登場人物は次々と性交を繰り返し、更にはその相手を殺す。学校での授業は殺人と性交に特化し、死ぬことも快楽の一つと教えられる。
だからこそ死ぬことも全員厭わず、進んで前近代の拷問を受け、苦しみながら恍惚の表情で死ぬ。
しかしその世界には実は秘密があった。その秘密とは・・・・
ぶっちぎりでアホ作品だけどとにかくこんなこと良く思いつくよ、あいたたたって感じだ。読んでいる人とはまず友達にならないほうがいいレベルの作品である。しかもラストはTHE中2。なんだこれは。でもこの勢いに僕はとりあえず白旗でした。

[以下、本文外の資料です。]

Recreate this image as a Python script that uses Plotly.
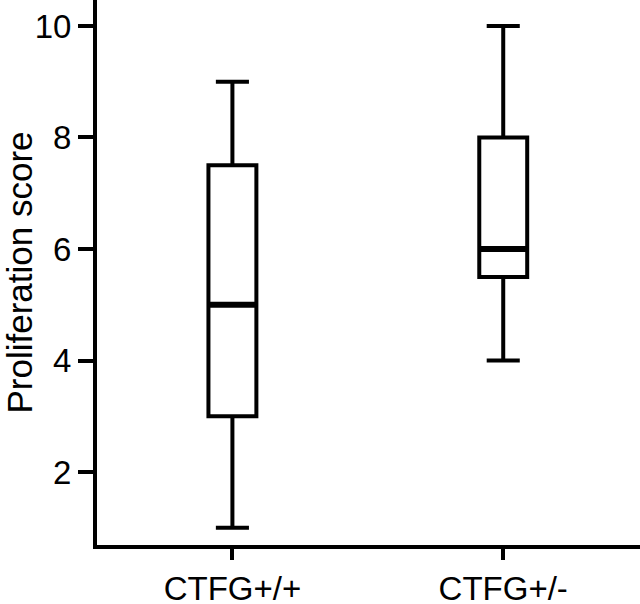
import plotly.graph_objects as go

# Summary statistics
groups = ["CTFG+/+", "CTFG+/-"]
lower_whisker = [1, 4]
q1 = [3, 5.5]
median = [5, 6]
q3 = [7.5, 8]
upper_whisker = [9, 10]

FONT = "Liberation Sans, Arial, sans-serif"

fig = go.Figure()

fig.add_trace(
    go.Box(
        x=groups,
        q1=q1,
        median=median,
        q3=q3,
        lowerfence=lower_whisker,
        upperfence=upper_whisker,
        boxpoints=False,
        width=0.177,
        whiskerwidth=0.69,
        fillcolor="white",
        line=dict(color="black", width=4),
        hoverinfo="y",
    )
)

# thicker median bar on top of each box
fig.add_trace(
    go.Scatter(
        x=groups,
        y=median,
        mode="markers",
        marker=dict(symbol="line-ew", size=34, line=dict(color="black", width=6)),
        hoverinfo="skip",
    )
)

fig.update_layout(
    width=640,
    height=604,
    showlegend=False,
    plot_bgcolor="white",
    paper_bgcolor="white",
    margin=dict(l=97, r=0, t=0, b=59),
    font=dict(family=FONT, size=33, color="black"),
)

fig.update_xaxes(
    range=[-0.5, 1.505],
    automargin=False,
    showgrid=False,
    zeroline=False,
    showline=True,
    linecolor="black",
    linewidth=4,
    ticks="outside",
    ticklen=11,
    tickwidth=4,
    tickcolor="black",
    tickfont=dict(size=33),
)

fig.update_yaxes(
    range=[0.691, 10.466],
    tickvals=[2, 4, 6, 8, 10],
    automargin=False,
    showgrid=False,
    zeroline=False,
    showline=True,
    linecolor="black",
    linewidth=4,
    ticks="outside",
    ticklen=15,
    tickwidth=4,
    tickcolor="black",
    tickfont=dict(size=33),
    title=dict(text="Proliferation score", font=dict(size=35), standoff=0),
)

# drop the default body margin so the figure sits at the page corner
fig.write_html(
    "out.html",
    config={"displayModeBar": False},
    post_script="document.body.style.margin='0';",
)
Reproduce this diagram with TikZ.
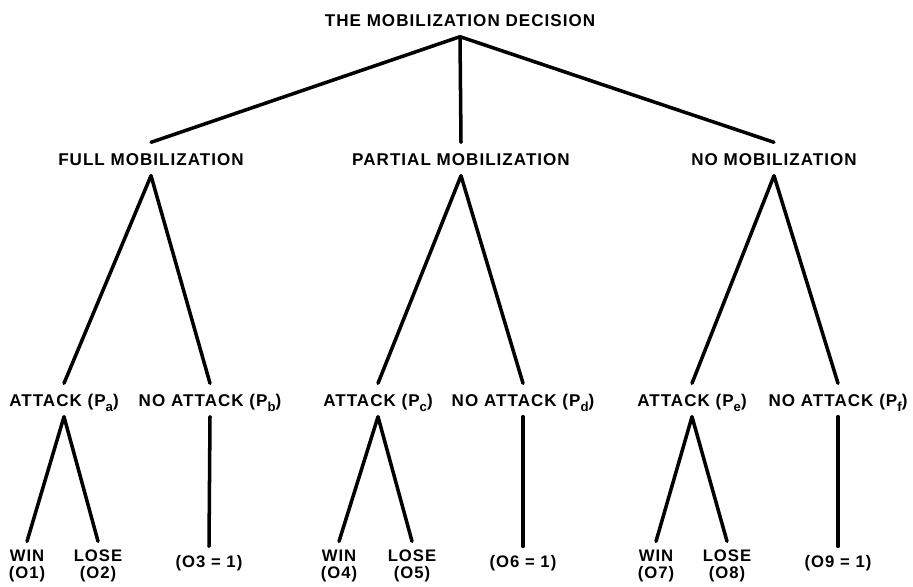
\documentclass[tikz,border=0pt]{standalone}
\usepackage{fontspec}
\setmainfont[LetterSpace=6]{Liberation Sans}
\usetikzlibrary{arrows}
\tikzstyle{branch} = [draw, line width=2pt, line cap=round, line join=round]
\tikzstyle{stage} = [font=\bfseries\fontsize{9.7}{11}\selectfont, inner sep=0pt, text height=7pt, text depth=0pt, outer sep=6pt]
\tikzstyle{outcome} = [font=\bfseries\fontsize{9.5}{9.5}\selectfont, align=center, inner sep=0pt, outer sep=5pt]
\newcommand{\prob}[1]{(P\raisebox{-0.3em}{\fontsize{7.5}{8}\selectfont #1})}

\begin{document}
\begin{tikzpicture}[x=0.02cm,y=-0.02cm]
		\useasboundingbox (0,0) rectangle (913,587);
		% decision and the three postures
		\node[stage] (top) at (460,20) {THE MOBILIZATION DECISION};
		\node[stage] (full) at (151,159) {FULL MOBILIZATION};
		\node[stage] (part) at (461,159) {PARTIAL MOBILIZATION};
		\node[stage] (none) at (774,159) {NO MOBILIZATION};
		% enemy reactions
		\node[stage] (atka) at (64,400) {ATTACK \prob{a}};
		\node[stage] (noatkb) at (210,400) {NO ATTACK \prob{b}};
		\node[stage] (atkc) at (378,400) {ATTACK \prob{c}};
		\node[stage] (noatkd) at (523,400) {NO ATTACK \prob{d}};
		\node[stage] (atke) at (692,400) {ATTACK \prob{e}};
		\node[stage] (noatkf) at (838,400) {NO ATTACK \prob{f}};
		% outcomes
		\node[outcome] (o1) at (27,566) {WIN\\(O1)};
		\node[outcome] (o2) at (98,566) {LOSE\\(O2)};
		\node[outcome] (o3) at (209,563) {(O3 = 1)};
		\node[outcome] (o4) at (339,566) {WIN\\(O4)};
		\node[outcome] (o5) at (412,566) {LOSE\\(O5)};
		\node[outcome] (o6) at (523,563) {(O6 = 1)};
		\node[outcome] (o7) at (656,566) {WIN\\(O7)};
		\node[outcome] (o8) at (727,566) {LOSE\\(O8)};
		\node[outcome] (o9) at (838,563) {(O9 = 1)};
		% branches
		\draw[branch] (full.north) -- (top.south) -- (none.north);
		\draw[branch] (top.south) -- (part.north);
		\draw[branch] (atka.north) -- (full.south) -- (noatkb.north);
		\draw[branch] (atkc.north) -- (part.south) -- (noatkd.north);
		\draw[branch] (atke.north) -- (none.south) -- (noatkf.north);
		\draw[branch] (o1.north) -- (atka.south) -- (o2.north);
		\draw[branch] (o4.north) -- (atkc.south) -- (o5.north);
		\draw[branch] (o7.north) -- (atke.south) -- (o8.north);
		\draw[branch] (noatkb.south) -- (o3.north);
		\draw[branch] (noatkd.south) -- (o6.north);
		\draw[branch] (noatkf.south) -- (o9.north);
	\end{tikzpicture}
\end{document}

と酷い作品が続いたがでも一番ひどく辛いのはこれかもしれない。
『墜落遺体』飯塚訓
おぼえているだろうか、あの日航機事故を。520人が死んだあの事故だ。この本は当時警察官だった著者が丹念に遺体を集め、追悼を重ねたノンフィクションである。
まず事故現場の悲惨さがもはや言い表せないレベル。腸が出る、首が取れているなどは当たり前。また夏なので蛆が死体にたかるのだ。著者は翌日から米の飯が食べられなくなったという。白米が全部、蛆に見えてしまうのだ。
それでも遺族のため、死者のため、死体を集め、丁寧に復元しようとする気持ちに胸が打たれる。首だけしかみつからない子供の遺体を抱いて「すまんなぁ、体見つけられなくて」という警察官に誰が文句を言えようか。
この本は酷い本であるがそれでも僕は良書だと思う。読んでみてほしい。事故をしっかりと見せようとし、二度と起こらないようにしてほしいという著者の気持ちがぐいぐい伝わる。
そしていつの世でも現場で働く誠実な人と何もしないで口だけは出す不誠実な人がいる現実にガッカリする。恥ずかしくないのかな、そういう人は。いや恥ずかしいなんて思うんならそんなこと言わないよねとふと思って自戒自戒。そんな人間にだけはならないようにしよう。
あまりにひどい本ばかり読んだのだが酷い本は僕らの裏側を移す鏡かもと思っている。だからといって友成純一、アヤツジ、式貴士あたりばかり読んでいると人間性を疑われるのでそろそろハートフルを読もう。加納朋子あたりがいいのではないかい。
といいつつ今、飴村が読みたかったするんだよ。